## What is expected
Only the lines from the start of the data through the line containing "(3,504) rectangle (470,536);" should be written out, exactly as they are, with both ends included and the pictures left out.
-- begin Given material --
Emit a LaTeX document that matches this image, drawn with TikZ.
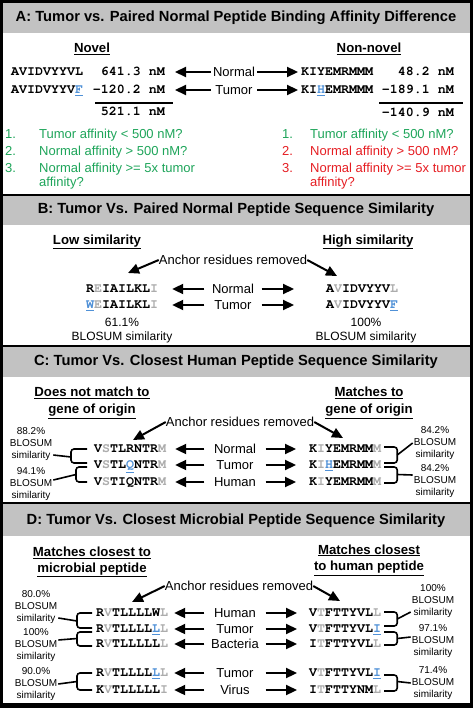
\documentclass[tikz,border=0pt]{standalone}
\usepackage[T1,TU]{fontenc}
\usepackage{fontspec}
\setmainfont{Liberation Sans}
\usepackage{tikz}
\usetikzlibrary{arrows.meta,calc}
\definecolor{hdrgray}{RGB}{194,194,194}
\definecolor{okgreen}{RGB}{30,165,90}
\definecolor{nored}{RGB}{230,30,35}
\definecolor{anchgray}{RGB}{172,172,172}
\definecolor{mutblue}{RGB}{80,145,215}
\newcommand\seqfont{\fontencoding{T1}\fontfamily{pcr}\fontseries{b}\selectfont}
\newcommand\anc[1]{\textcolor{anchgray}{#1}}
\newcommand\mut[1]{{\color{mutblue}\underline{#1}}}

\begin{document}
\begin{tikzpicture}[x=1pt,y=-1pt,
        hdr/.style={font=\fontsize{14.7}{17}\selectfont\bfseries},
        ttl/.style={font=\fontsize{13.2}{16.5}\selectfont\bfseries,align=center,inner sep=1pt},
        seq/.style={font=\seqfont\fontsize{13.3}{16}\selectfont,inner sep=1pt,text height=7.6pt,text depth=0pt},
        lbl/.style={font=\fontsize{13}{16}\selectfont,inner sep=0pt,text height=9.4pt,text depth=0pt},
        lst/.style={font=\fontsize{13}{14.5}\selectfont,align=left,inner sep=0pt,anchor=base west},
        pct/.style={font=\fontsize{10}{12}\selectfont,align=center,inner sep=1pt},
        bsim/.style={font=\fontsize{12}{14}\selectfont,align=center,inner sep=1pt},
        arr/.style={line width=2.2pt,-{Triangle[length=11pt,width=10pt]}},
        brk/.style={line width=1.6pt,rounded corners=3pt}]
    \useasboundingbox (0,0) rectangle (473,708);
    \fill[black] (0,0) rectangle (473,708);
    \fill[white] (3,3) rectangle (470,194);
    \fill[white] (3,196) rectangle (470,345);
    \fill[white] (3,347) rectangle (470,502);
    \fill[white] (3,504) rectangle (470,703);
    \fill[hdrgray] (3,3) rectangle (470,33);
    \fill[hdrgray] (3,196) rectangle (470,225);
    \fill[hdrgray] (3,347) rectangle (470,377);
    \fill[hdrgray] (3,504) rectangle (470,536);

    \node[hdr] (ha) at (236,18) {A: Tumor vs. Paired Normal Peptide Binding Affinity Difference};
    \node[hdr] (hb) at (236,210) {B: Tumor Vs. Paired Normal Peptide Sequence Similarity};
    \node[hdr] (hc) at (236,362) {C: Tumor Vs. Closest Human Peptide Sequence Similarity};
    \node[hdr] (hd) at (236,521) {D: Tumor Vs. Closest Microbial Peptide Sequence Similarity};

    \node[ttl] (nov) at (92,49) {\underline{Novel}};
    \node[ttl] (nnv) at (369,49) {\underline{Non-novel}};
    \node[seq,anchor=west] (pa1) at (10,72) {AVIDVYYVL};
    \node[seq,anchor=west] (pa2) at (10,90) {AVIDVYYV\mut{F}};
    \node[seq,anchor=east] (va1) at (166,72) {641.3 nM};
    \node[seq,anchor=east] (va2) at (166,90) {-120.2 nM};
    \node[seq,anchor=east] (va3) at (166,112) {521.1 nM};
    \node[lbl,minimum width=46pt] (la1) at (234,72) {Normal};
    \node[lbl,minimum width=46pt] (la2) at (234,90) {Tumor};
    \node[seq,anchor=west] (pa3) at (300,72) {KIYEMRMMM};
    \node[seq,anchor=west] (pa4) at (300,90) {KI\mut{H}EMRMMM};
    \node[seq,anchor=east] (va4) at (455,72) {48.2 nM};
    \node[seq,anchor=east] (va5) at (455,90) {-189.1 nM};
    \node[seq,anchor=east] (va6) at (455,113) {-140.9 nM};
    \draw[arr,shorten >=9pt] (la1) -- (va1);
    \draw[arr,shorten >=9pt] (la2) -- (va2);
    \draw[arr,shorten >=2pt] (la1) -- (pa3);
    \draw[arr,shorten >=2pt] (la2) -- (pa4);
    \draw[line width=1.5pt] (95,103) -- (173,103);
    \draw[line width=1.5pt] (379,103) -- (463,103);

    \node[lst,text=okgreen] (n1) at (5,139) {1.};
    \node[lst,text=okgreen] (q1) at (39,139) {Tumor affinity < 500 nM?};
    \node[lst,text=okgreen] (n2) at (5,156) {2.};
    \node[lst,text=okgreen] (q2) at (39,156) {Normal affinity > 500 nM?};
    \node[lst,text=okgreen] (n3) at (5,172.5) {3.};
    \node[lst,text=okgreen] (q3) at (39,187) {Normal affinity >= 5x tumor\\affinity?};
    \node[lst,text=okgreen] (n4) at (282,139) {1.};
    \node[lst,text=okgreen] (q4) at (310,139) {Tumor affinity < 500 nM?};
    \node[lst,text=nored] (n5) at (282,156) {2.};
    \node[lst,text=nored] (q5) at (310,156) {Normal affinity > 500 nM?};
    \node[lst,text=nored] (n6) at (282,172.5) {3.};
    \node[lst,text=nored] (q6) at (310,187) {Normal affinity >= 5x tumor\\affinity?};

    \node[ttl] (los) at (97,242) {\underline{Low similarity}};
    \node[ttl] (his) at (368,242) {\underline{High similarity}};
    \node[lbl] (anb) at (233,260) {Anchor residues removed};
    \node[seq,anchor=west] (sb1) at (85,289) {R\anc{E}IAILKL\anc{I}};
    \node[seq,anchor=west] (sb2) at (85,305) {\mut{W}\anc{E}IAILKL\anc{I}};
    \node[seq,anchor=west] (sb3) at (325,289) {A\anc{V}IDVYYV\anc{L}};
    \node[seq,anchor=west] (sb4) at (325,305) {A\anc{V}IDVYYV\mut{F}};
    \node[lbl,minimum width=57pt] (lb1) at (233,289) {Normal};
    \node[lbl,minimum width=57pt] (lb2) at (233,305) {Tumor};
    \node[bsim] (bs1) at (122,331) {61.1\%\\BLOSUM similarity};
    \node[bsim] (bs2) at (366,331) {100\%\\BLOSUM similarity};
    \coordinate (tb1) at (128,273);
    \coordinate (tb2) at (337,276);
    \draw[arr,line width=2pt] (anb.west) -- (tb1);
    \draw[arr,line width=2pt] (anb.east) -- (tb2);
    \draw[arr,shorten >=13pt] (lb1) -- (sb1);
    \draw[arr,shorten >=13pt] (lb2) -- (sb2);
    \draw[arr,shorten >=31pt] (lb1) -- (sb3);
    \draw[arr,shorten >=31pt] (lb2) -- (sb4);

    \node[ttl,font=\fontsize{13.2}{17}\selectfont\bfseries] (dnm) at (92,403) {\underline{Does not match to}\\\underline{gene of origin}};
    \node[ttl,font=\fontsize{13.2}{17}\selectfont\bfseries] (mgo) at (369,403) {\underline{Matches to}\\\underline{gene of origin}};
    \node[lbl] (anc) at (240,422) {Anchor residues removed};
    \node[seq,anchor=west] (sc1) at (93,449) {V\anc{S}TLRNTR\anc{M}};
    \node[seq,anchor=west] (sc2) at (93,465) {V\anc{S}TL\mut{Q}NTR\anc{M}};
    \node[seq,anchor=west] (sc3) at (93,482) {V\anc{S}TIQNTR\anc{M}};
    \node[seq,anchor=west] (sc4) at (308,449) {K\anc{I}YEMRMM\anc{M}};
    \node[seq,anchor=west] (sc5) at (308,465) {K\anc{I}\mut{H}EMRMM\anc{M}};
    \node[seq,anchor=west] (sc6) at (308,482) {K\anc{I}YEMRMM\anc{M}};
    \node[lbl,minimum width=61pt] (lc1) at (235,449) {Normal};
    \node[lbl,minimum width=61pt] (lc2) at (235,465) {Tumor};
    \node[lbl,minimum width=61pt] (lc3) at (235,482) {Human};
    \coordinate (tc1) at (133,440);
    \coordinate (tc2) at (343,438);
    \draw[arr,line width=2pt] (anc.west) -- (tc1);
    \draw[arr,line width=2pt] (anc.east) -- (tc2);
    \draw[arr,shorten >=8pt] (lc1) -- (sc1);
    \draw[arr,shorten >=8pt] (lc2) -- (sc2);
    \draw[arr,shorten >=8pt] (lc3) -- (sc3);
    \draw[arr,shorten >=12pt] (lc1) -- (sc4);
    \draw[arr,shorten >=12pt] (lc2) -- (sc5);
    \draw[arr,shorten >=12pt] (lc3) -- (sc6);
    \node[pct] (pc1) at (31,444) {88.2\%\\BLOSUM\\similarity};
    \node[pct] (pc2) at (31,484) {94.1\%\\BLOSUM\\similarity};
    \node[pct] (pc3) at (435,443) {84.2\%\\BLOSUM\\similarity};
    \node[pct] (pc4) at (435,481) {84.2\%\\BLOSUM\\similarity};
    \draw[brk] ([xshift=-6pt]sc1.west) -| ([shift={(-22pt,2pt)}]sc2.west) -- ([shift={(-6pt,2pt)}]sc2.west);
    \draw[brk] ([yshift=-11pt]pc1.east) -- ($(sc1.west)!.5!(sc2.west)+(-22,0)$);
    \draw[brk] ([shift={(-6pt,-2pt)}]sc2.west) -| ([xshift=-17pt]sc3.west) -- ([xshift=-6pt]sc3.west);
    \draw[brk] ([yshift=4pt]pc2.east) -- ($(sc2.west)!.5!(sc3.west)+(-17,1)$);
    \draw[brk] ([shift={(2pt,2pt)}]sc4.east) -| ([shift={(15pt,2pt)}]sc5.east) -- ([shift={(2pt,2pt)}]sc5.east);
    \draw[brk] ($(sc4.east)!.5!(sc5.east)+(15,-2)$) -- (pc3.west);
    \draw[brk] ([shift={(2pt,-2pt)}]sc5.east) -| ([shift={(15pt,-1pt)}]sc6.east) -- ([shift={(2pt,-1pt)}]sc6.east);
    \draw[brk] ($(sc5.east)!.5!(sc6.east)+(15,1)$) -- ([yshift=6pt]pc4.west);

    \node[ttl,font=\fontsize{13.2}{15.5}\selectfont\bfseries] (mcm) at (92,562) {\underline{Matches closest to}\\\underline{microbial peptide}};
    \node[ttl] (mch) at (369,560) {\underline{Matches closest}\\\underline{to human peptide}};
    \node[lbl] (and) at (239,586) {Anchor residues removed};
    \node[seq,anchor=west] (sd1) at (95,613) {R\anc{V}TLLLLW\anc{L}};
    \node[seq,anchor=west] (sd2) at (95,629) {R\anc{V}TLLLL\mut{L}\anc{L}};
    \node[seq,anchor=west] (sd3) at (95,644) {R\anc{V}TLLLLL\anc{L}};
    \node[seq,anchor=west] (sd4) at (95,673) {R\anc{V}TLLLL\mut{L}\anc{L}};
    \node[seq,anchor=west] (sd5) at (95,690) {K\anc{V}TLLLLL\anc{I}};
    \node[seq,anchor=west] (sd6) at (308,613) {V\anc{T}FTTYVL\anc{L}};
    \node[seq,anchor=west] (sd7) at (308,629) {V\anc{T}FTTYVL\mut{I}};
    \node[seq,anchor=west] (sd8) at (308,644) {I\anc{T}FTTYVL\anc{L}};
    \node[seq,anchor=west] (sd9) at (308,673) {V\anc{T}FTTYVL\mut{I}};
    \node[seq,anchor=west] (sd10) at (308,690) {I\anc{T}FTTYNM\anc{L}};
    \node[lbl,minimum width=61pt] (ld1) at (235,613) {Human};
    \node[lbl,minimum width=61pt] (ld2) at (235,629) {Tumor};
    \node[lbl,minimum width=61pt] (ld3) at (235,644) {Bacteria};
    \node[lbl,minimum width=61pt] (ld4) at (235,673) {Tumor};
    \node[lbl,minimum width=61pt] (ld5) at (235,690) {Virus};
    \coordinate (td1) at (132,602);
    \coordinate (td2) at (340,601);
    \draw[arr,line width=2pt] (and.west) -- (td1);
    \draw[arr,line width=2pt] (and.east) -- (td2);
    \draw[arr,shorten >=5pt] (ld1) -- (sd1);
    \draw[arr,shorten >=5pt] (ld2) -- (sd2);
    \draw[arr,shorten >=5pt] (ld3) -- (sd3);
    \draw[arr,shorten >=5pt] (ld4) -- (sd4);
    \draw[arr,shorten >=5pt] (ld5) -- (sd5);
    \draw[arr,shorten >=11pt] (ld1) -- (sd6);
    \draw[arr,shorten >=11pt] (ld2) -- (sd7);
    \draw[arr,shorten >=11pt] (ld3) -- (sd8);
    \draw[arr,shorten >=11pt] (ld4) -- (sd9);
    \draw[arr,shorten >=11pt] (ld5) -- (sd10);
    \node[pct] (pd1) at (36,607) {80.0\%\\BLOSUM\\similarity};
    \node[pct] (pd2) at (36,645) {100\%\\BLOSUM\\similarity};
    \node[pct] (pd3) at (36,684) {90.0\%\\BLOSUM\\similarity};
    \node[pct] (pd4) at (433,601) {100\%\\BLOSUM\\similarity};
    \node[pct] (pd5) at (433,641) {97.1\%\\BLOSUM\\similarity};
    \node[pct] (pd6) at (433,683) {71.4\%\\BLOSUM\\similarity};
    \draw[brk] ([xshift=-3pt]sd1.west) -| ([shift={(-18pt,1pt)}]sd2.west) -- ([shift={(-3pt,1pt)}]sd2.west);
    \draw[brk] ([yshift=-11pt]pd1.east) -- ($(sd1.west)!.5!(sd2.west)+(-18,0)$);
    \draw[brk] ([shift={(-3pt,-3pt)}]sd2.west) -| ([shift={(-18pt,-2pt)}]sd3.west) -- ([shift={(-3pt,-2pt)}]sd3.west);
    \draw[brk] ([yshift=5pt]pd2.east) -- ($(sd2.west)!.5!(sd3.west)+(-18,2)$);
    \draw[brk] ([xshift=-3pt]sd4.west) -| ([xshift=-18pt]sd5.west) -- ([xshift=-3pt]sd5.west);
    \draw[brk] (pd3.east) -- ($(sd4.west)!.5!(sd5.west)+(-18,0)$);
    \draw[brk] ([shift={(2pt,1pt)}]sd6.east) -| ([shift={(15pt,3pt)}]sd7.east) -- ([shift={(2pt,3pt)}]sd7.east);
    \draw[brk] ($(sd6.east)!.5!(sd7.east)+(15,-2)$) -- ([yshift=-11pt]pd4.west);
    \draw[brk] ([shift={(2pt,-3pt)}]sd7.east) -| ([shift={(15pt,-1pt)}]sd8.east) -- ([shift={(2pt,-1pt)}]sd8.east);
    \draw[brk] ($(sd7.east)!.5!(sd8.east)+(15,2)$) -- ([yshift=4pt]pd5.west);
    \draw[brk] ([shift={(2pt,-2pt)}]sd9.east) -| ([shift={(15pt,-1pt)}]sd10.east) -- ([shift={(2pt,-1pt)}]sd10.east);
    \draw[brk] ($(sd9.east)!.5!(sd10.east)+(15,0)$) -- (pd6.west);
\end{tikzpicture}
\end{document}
-- end Given material --
## Complete output
Emit a LaTeX document that matches this image, drawn with TikZ.
\documentclass[tikz,border=0pt]{standalone}
\usepackage[T1,TU]{fontenc}
\usepackage{fontspec}
\setmainfont{Liberation Sans}
\usepackage{tikz}
\usetikzlibrary{arrows.meta,calc}
\definecolor{hdrgray}{RGB}{194,194,194}
\definecolor{okgreen}{RGB}{30,165,90}
\definecolor{nored}{RGB}{230,30,35}
\definecolor{anchgray}{RGB}{172,172,172}
\definecolor{mutblue}{RGB}{80,145,215}
\newcommand\seqfont{\fontencoding{T1}\fontfamily{pcr}\fontseries{b}\selectfont}
\newcommand\anc[1]{\textcolor{anchgray}{#1}}
\newcommand\mut[1]{{\color{mutblue}\underline{#1}}}

\begin{document}
\begin{tikzpicture}[x=1pt,y=-1pt,
        hdr/.style={font=\fontsize{14.7}{17}\selectfont\bfseries},
        ttl/.style={font=\fontsize{13.2}{16.5}\selectfont\bfseries,align=center,inner sep=1pt},
        seq/.style={font=\seqfont\fontsize{13.3}{16}\selectfont,inner sep=1pt,text height=7.6pt,text depth=0pt},
        lbl/.style={font=\fontsize{13}{16}\selectfont,inner sep=0pt,text height=9.4pt,text depth=0pt},
        lst/.style={font=\fontsize{13}{14.5}\selectfont,align=left,inner sep=0pt,anchor=base west},
        pct/.style={font=\fontsize{10}{12}\selectfont,align=center,inner sep=1pt},
        bsim/.style={font=\fontsize{12}{14}\selectfont,align=center,inner sep=1pt},
        arr/.style={line width=2.2pt,-{Triangle[length=11pt,width=10pt]}},
        brk/.style={line width=1.6pt,rounded corners=3pt}]
    \useasboundingbox (0,0) rectangle (473,708);
    \fill[black] (0,0) rectangle (473,708);
    \fill[white] (3,3) rectangle (470,194);
    \fill[white] (3,196) rectangle (470,345);
    \fill[white] (3,347) rectangle (470,502);
    \fill[white] (3,504) rectangle (470,703);
    \fill[hdrgray] (3,3) rectangle (470,33);
    \fill[hdrgray] (3,196) rectangle (470,225);
    \fill[hdrgray] (3,347) rectangle (470,377);
    \fill[hdrgray] (3,504) rectangle (470,536);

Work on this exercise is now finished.